Goal of the exercise -> Copy the listing below in full and skip every picture.

Dataset extract ->
******

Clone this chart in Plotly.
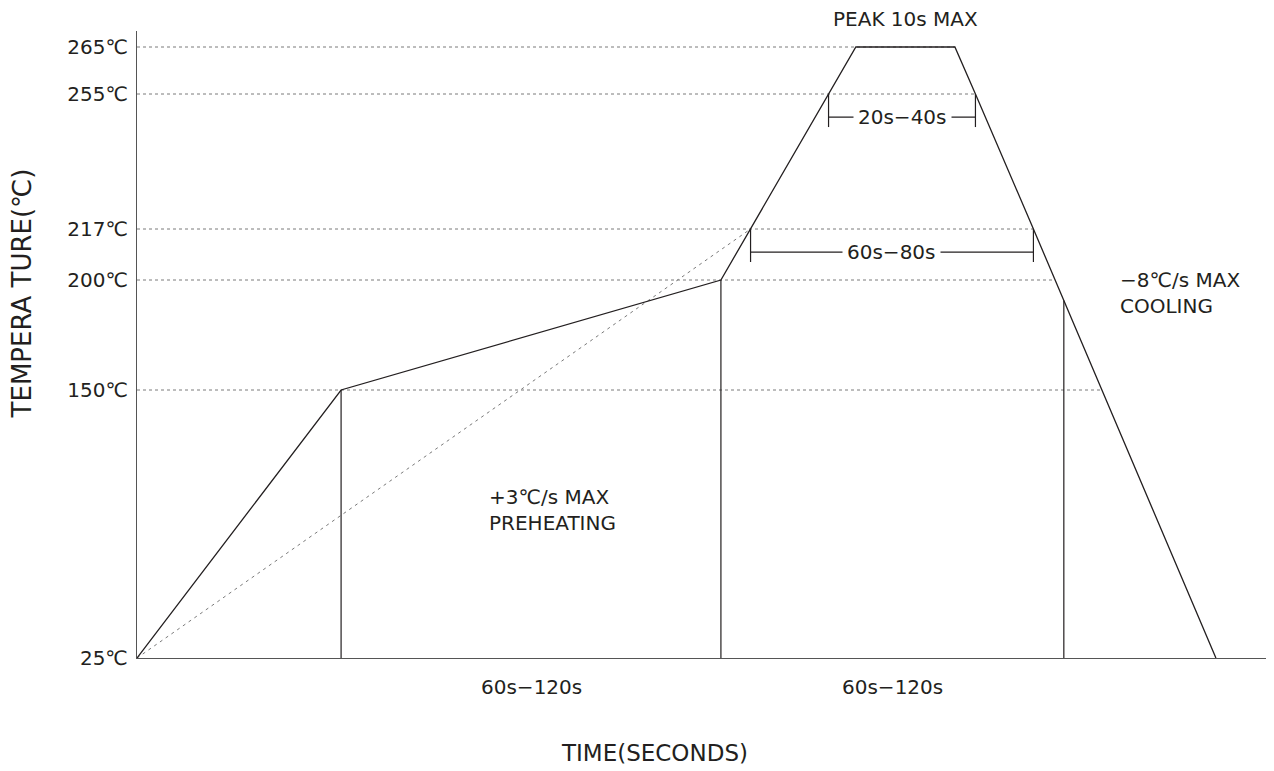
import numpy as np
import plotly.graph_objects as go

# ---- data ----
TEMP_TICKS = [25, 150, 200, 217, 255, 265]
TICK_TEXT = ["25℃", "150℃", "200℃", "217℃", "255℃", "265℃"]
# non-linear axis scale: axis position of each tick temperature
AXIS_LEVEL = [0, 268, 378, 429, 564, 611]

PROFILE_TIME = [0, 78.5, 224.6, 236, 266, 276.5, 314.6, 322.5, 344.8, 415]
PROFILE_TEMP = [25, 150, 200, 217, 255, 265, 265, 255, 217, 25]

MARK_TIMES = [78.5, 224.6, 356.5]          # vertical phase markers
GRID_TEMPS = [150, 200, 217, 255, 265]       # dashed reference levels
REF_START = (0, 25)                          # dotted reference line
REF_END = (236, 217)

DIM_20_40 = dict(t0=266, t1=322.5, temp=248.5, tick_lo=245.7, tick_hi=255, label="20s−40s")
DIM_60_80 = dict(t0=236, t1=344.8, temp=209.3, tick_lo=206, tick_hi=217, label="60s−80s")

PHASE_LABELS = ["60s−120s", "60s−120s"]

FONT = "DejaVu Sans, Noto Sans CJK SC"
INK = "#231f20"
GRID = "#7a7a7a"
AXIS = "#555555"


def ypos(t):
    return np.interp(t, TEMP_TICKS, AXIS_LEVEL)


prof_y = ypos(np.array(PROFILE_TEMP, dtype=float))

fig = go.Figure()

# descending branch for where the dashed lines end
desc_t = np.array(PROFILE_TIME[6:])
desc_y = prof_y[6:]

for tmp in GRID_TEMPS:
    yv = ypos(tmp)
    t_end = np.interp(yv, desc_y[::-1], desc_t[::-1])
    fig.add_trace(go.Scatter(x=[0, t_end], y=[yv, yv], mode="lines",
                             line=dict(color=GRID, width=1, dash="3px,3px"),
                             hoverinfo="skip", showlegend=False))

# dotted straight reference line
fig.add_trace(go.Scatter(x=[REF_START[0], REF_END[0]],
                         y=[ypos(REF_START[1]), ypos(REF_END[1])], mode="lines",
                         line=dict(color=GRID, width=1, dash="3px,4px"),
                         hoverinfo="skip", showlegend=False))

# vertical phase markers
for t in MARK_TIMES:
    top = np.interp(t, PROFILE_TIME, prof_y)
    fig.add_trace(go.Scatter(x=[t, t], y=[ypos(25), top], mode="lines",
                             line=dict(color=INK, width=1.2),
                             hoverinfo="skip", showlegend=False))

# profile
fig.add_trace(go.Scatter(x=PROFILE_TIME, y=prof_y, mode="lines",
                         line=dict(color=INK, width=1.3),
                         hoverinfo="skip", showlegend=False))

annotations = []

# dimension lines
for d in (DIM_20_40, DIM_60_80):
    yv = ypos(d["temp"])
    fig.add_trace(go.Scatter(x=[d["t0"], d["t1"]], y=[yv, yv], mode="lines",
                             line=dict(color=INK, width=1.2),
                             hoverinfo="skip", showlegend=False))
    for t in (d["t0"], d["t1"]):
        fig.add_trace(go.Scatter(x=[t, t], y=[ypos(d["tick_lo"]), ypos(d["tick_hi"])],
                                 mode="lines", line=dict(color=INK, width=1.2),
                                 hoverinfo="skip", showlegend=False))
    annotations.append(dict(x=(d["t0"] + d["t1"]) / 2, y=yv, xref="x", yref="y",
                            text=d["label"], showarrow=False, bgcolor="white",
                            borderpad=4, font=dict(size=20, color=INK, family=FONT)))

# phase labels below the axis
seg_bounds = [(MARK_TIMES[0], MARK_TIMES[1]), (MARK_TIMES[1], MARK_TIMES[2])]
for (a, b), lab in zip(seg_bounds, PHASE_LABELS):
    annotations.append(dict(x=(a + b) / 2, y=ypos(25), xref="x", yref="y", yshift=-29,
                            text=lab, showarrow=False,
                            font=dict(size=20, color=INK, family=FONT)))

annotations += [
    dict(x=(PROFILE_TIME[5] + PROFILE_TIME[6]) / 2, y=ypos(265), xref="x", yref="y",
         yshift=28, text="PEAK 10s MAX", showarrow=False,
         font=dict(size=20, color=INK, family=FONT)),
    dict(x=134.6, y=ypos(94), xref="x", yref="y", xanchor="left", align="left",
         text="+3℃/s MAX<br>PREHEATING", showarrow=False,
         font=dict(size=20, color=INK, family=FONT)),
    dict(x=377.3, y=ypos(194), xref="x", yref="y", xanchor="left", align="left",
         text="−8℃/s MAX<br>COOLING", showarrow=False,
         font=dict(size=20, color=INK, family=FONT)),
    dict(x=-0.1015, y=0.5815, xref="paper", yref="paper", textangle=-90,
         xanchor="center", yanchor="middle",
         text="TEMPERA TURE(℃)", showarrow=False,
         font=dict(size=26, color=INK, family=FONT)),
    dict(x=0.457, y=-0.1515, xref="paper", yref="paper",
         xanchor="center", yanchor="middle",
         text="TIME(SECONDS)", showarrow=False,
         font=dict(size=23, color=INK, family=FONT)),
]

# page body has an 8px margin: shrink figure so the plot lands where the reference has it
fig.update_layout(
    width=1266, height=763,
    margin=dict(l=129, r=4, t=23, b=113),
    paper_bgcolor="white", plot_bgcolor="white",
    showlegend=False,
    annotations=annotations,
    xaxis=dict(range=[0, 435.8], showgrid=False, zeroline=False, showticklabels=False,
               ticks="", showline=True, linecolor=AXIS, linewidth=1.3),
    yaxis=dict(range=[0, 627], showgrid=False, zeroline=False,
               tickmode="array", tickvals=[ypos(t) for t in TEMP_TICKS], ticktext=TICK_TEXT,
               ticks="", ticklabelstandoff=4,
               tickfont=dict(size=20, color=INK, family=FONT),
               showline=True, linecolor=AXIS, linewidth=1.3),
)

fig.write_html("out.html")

******

Result of the exercise ->
Clone this chart in Plotly.
import numpy as np
import plotly.graph_objects as go

# ---- data ----
TEMP_TICKS = [25, 150, 200, 217, 255, 265]
TICK_TEXT = ["25℃", "150℃", "200℃", "217℃", "255℃", "265℃"]
# non-linear axis scale: axis position of each tick temperature
AXIS_LEVEL = [0, 268, 378, 429, 564, 611]

PROFILE_TIME = [0, 78.5, 224.6, 236, 266, 276.5, 314.6, 322.5, 344.8, 415]
PROFILE_TEMP = [25, 150, 200, 217, 255, 265, 265, 255, 217, 25]

MARK_TIMES = [78.5, 224.6, 356.5]          # vertical phase markers
GRID_TEMPS = [150, 200, 217, 255, 265]       # dashed reference levels
REF_START = (0, 25)                          # dotted reference line
REF_END = (236, 217)

DIM_20_40 = dict(t0=266, t1=322.5, temp=248.5, tick_lo=245.7, tick_hi=255, label="20s−40s")
DIM_60_80 = dict(t0=236, t1=344.8, temp=209.3, tick_lo=206, tick_hi=217, label="60s−80s")

PHASE_LABELS = ["60s−120s", "60s−120s"]

FONT = "DejaVu Sans, Noto Sans CJK SC"
INK = "#231f20"
GRID = "#7a7a7a"
AXIS = "#555555"


def ypos(t):
    return np.interp(t, TEMP_TICKS, AXIS_LEVEL)


prof_y = ypos(np.array(PROFILE_TEMP, dtype=float))

fig = go.Figure()

# descending branch for where the dashed lines end
desc_t = np.array(PROFILE_TIME[6:])
desc_y = prof_y[6:]

for tmp in GRID_TEMPS:
    yv = ypos(tmp)
    t_end = np.interp(yv, desc_y[::-1], desc_t[::-1])
    fig.add_trace(go.Scatter(x=[0, t_end], y=[yv, yv], mode="lines",
                             line=dict(color=GRID, width=1, dash="3px,3px"),
                             hoverinfo="skip", showlegend=False))

# dotted straight reference line
fig.add_trace(go.Scatter(x=[REF_START[0], REF_END[0]],
                         y=[ypos(REF_START[1]), ypos(REF_END[1])], mode="lines",
                         line=dict(color=GRID, width=1, dash="3px,4px"),
                         hoverinfo="skip", showlegend=False))

# vertical phase markers
for t in MARK_TIMES:
    top = np.interp(t, PROFILE_TIME, prof_y)
    fig.add_trace(go.Scatter(x=[t, t], y=[ypos(25), top], mode="lines",
                             line=dict(color=INK, width=1.2),
                             hoverinfo="skip", showlegend=False))

# profile
fig.add_trace(go.Scatter(x=PROFILE_TIME, y=prof_y, mode="lines",
                         line=dict(color=INK, width=1.3),
                         hoverinfo="skip", showlegend=False))

annotations = []

# dimension lines
for d in (DIM_20_40, DIM_60_80):
    yv = ypos(d["temp"])
    fig.add_trace(go.Scatter(x=[d["t0"], d["t1"]], y=[yv, yv], mode="lines",
                             line=dict(color=INK, width=1.2),
                             hoverinfo="skip", showlegend=False))
    for t in (d["t0"], d["t1"]):
        fig.add_trace(go.Scatter(x=[t, t], y=[ypos(d["tick_lo"]), ypos(d["tick_hi"])],
                                 mode="lines", line=dict(color=INK, width=1.2),
                                 hoverinfo="skip", showlegend=False))
    annotations.append(dict(x=(d["t0"] + d["t1"]) / 2, y=yv, xref="x", yref="y",
                            text=d["label"], showarrow=False, bgcolor="white",
                            borderpad=4, font=dict(size=20, color=INK, family=FONT)))

# phase labels below the axis
seg_bounds = [(MARK_TIMES[0], MARK_TIMES[1]), (MARK_TIMES[1], MARK_TIMES[2])]
for (a, b), lab in zip(seg_bounds, PHASE_LABELS):
    annotations.append(dict(x=(a + b) / 2, y=ypos(25), xref="x", yref="y", yshift=-29,
                            text=lab, showarrow=False,
                            font=dict(size=20, color=INK, family=FONT)))

annotations += [
    dict(x=(PROFILE_TIME[5] + PROFILE_TIME[6]) / 2, y=ypos(265), xref="x", yref="y",
         yshift=28, text="PEAK 10s MAX", showarrow=False,
         font=dict(size=20, color=INK, family=FONT)),
    dict(x=134.6, y=ypos(94), xref="x", yref="y", xanchor="left", align="left",
         text="+3℃/s MAX<br>PREHEATING", showarrow=False,
         font=dict(size=20, color=INK, family=FONT)),
    dict(x=377.3, y=ypos(194), xref="x", yref="y", xanchor="left", align="left",
         text="−8℃/s MAX<br>COOLING", showarrow=False,
         font=dict(size=20, color=INK, family=FONT)),
    dict(x=-0.1015, y=0.5815, xref="paper", yref="paper", textangle=-90,
         xanchor="center", yanchor="middle",
         text="TEMPERA TURE(℃)", showarrow=False,
         font=dict(size=26, color=INK, family=FONT)),
    dict(x=0.457, y=-0.1515, xref="paper", yref="paper",
         xanchor="center", yanchor="middle",
         text="TIME(SECONDS)", showarrow=False,
         font=dict(size=23, color=INK, family=FONT)),
]

# page body has an 8px margin: shrink figure so the plot lands where the reference has it
fig.update_layout(
    width=1266, height=763,
    margin=dict(l=129, r=4, t=23, b=113),
    paper_bgcolor="white", plot_bgcolor="white",
    showlegend=False,
    annotations=annotations,
    xaxis=dict(range=[0, 435.8], showgrid=False, zeroline=False, showticklabels=False,
               ticks="", showline=True, linecolor=AXIS, linewidth=1.3),
    yaxis=dict(range=[0, 627], showgrid=False, zeroline=False,
               tickmode="array", tickvals=[ypos(t) for t in TEMP_TICKS], ticktext=TICK_TEXT,
               ticks="", ticklabelstandoff=4,
               tickfont=dict(size=20, color=INK, family=FONT),
               showline=True, linecolor=AXIS, linewidth=1.3),
)

fig.write_html("out.html")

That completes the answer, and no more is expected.